Justin Paston-Cooper writes:

...

Can anyone suggest a library written in Haskell which can solve equations of the form xM(transpose(x)) = y, where x should be an integer vector, M is an integer matrix and y is an integer?

when in doubt, use brute force:

write this as a constraint system (in QF_NIA or QF_BV logics) and solve with Z3.

As Johannes mentioned, you can indeed use SBV/Z3 to solve such problems. Indeed, there's an existing example for showing how to solve Diophantine equations this way: http://hackage.haskell.org/packages/archive/sbv/2.3/doc/html/Data-SBV-Exampl... The technique described there can be used to solve the problem you've described; or systems of arbitrary constraint equations in general with minor tweaks. Having said that, using an SMT solver for this problem may not necessarily be the fastest route. The general purpose nature of SMT solving, while sound and complete for this class of problems, are not necessarily the most efficient when there are existing fast algorithms. In particular, you should check out John Ramsdell's cmu package: http://hackage.haskell.org/package/cmu. In particular see: http://hackage.haskell.org/packages/archive/cmu/1.8/doc/html/Algebra-Commuta... While the approach here only applies to linear diophantine equations, you might be able to adapt it to your particular needs. -Levent.

On Oct 17, 2012, at 3:35 AM, Justin Paston-Cooper wrote:

Thanks for all the informative replies. SBV seems the simplest solution right now, and speed isn't too much of an issue here. Anything under 20 seconds per solution should be bearable.

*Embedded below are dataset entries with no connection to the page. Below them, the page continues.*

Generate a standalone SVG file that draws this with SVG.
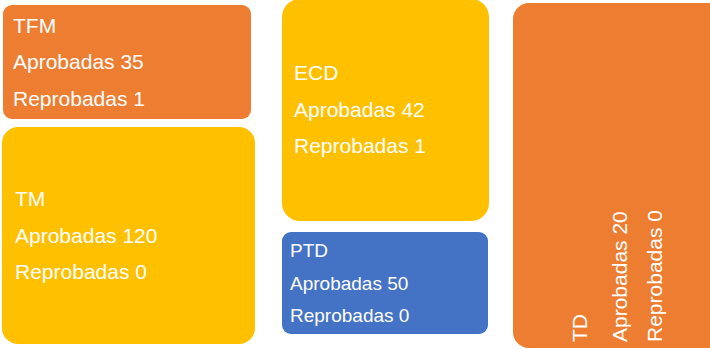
<svg xmlns="http://www.w3.org/2000/svg" width="710" height="349" viewBox="0 0 710 349">
<style>
.o{fill:#ED7D31}.y{fill:#FFC000}.b{fill:#4472C4}
text{font-family:"Liberation Sans",Arial,sans-serif;fill:#fff;font-size:21px}
.s{font-size:19px}
</style>
<rect width="710" height="349" fill="#fff"/>
<g id="connectors"/>
<g id="TFM">
<rect class="o" x="3" y="5" width="248" height="114" rx="9"/>
<text x="13" y="33">TFM</text>
<text x="13" y="69">Aprobadas 35</text>
<text x="13" y="106">Reprobadas 1</text>
</g>
<g id="TM">
<rect class="y" x="2" y="127" width="253" height="217" rx="16"/>
<text x="15" y="206">TM</text>
<text x="15" y="243">Aprobadas 120</text>
<text x="15" y="279">Reprobadas 0</text>
</g>
<g id="ECD">
<rect class="y" x="282" y="-1" width="207" height="222" rx="18"/>
<text x="294" y="80">ECD</text>
<text x="294" y="117">Aprobadas 42</text>
<text x="294" y="153">Reprobadas 1</text>
</g>
<g id="PTD">
<rect class="b" x="282" y="232" width="206" height="102" rx="9"/>
<text class="s" x="290" y="257">PTD</text>
<text class="s" x="290" y="290">Aprobadas 50</text>
<text class="s" x="290" y="322">Reprobadas 0</text>
</g>
<g id="TD">
<rect class="o" x="513" y="3" width="220" height="345" rx="16"/>
<text transform="translate(587,342) rotate(-90)">TD</text>
<text transform="translate(627,342) rotate(-90)">Aprobadas 20</text>
<text transform="translate(662,342) rotate(-90)">Reprobadas 0</text>
</g>
</svg>
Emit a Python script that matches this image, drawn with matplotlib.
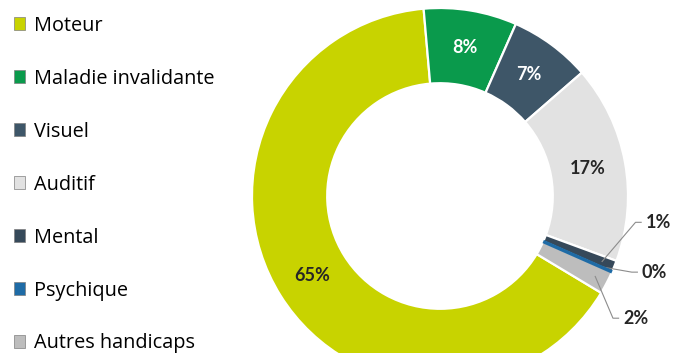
import numpy as np
import matplotlib
matplotlib.use("Agg")
import matplotlib.pyplot as plt
from matplotlib.patches import Patch

plt.rcParams['font.family'] = ['Lato', 'DejaVu Sans']

categories = ["Moteur", "Maladie invalidante", "Visuel", "Auditif",
              "Mental", "Psychique", "Autres handicaps"]
values = [65, 8, 7, 17, 1, 0, 2]
colors = ["#C8D300", "#0A9A4C", "#3E5668", "#E2E2E2",
          "#36495A", "#1E6BA6", "#BDBDBD"]
label_colors = ["#262626", "white", "white", "#262626",
                "#262626", "#262626", "#262626"]
# small slices get their label outside the ring with a leader line
outside = [False, False, False, False, True, True, True]
outside_pos = {4: (1.16, -0.14), 5: (1.14, -0.405), 6: (1.04, -0.65)}

fig = plt.figure(figsize=(6.78, 3.53), dpi=100)
W, H = 678, 353
cx, cy, R = 440, 196, 188
ax = fig.add_axes([(cx - R) / W, (H - cy - R) / H, 2 * R / W, 2 * R / H])

start = -31
wedges, _ = ax.pie(values, colors=colors, startangle=start, counterclock=False,
                   radius=1.0, wedgeprops=dict(width=0.4, edgecolor='white', linewidth=1.6))
ax.set_xlim(-1, 1)
ax.set_ylim(-1, 1)
ax.set_aspect('equal')
ax.axis('off')
for w, c, v in zip(wedges, colors, values):
    if v == 0:
        w.set_edgecolor(c)
        w.set_linewidth(2.5)
        w.set_zorder(3)

total = sum(values)
ang = start
for i, v in enumerate(values):
    span = 360 * v / total
    mid = np.deg2rad(ang - span / 2)
    ang -= span
    txt = f"{v:.0f}%"
    if not outside[i]:
        r = 0.8
        ax.text(r * np.cos(mid), r * np.sin(mid), txt, ha='center', va='center',
                fontsize=13, fontweight='bold', color=label_colors[i])
    else:
        lx, ly = outside_pos[i]
        px, py = 0.93 * np.cos(mid), 0.93 * np.sin(mid)
        ax.plot([px, lx - 0.12, lx - 0.09], [py, ly, ly], color='#8C8C8C', lw=0.8,
                clip_on=False)
        ax.text(lx, ly, txt, ha='center', va='center', fontsize=13,
                fontweight='bold', color=label_colors[i], clip_on=False)

handles = [Patch(facecolor=c, edgecolor='#7F7F7F', linewidth=0.5) for c in colors]
fig.legend(handles, categories, loc='upper left', bbox_to_anchor=(0.0, 0.995),
           frameon=False, prop={'family': 'Open Sans', 'size': 14.3},
           handlelength=0.58, handleheight=0.58,
           handletextpad=0.45, labelspacing=1.66, borderaxespad=0.3)

fig.savefig("out.png", dpi=100, facecolor='white')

I'm happy to announce the SMT based linear equation solver library: http://hackage.haskell.org/package/linearEqSolver You can use it get solutions over Integers only, or over Rationals if so needed. Functions are provided to extract one solution, or all possible solutions (as a lazy list). The latter variant is useful for underspecified systems. Regarding performance: SMT solvers are very good at solving such equations, so aside from the overhead of calling out to an external program, it should be fairly fast. I'd expect no practical instance to come to anywhere near the 20 second limit you've mentioned. For most practical instances, the process switch overhead would dominate computation time, which should be negligible. Let me know if you find otherwise. -Levent.